藍染は生活衣料のほか軍衣・武具・馬具・能道具その他に広く用いられていた。軍用の一例として、「国日記」天和三年(一六八三)閏五月三日条には、足軽用羽織一〇〇〇人分の木綿地と染め賃および縫い賃などについての見積もりが一六貫七〇〇目(染めは一枚当たり染仕入物三匁、染手間賃二匁)と計算されている。同じく貞享三年(一六八六)八月十三日条には貸着物用として紺の袷三〇〇着仕立てについての記述がある。

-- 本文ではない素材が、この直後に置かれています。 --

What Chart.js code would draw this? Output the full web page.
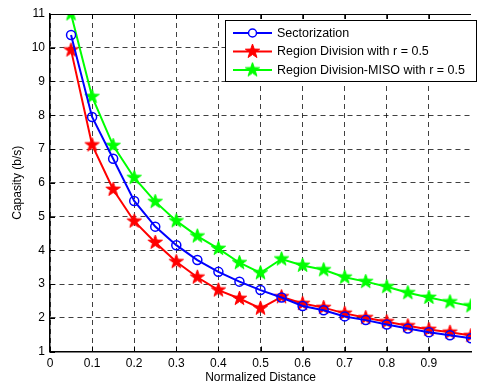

藍は各地に栽培され、染めも一般に行われていたが、御用染屋の藍の調達は、資金を藩から拝借のうえ各村から買い集め、返済は染め代から差し引く方法がとられた。蓮花田(れんげだ)村(現西津軽郡木造(きづくり)町)七九口(一口の量は不詳)、川崎(かわさき)村(同じく木造町豊田)四〇口、その他多くの例がある。なお国藍の他領積み出しは固く禁じられていたが、他国より商人が入り込み、規制を犯して買い集め移出された結果、藍が払底し御用染に支障を生じた例も間々みられる。
藍の移入については、「国日記」延享三年(一七四六)二月二十八日条によると、国藍ではことのほか出費になり御用染物ができかねるという染屋たちの申し立てがあり、願いのとおり役銭免除のうえ、上方藍の移入が認められた。また明和九年(一七七二)には、阿波国(あわのくに)(現徳島県)から染師を招き、阿波藍の植え付け、仕立て、藍玉(藍の葉を搗(つ)いて発酵させ、臼でひき乾燥し固めた染料)の製法についての指南に当たらせるなど、阿波藍の導入を図ったため、安永七年(一七七八)ころになってしだいに阿波藍同様のものができるようになり、絹布染めにもよく他国藍不要というほどになっていた。
「(今泉)御用留」(弘図岩)嘉永二年(一八四九)七月十二日条によると、文政年間(一八一八~一八二九)国藍で葉藍(刈りとった藍の葉を乾燥したのち切りきざんだ藍染の原料)の生産に当たらせてきたが、普及は今一つの状態が続いていた。そこで縮藍(ちぢみあい)の種子を移入して栽培させたところ格別藍の出来が良く、年々植え付けが増加し移入が減少、国益にも資する状況になっていた。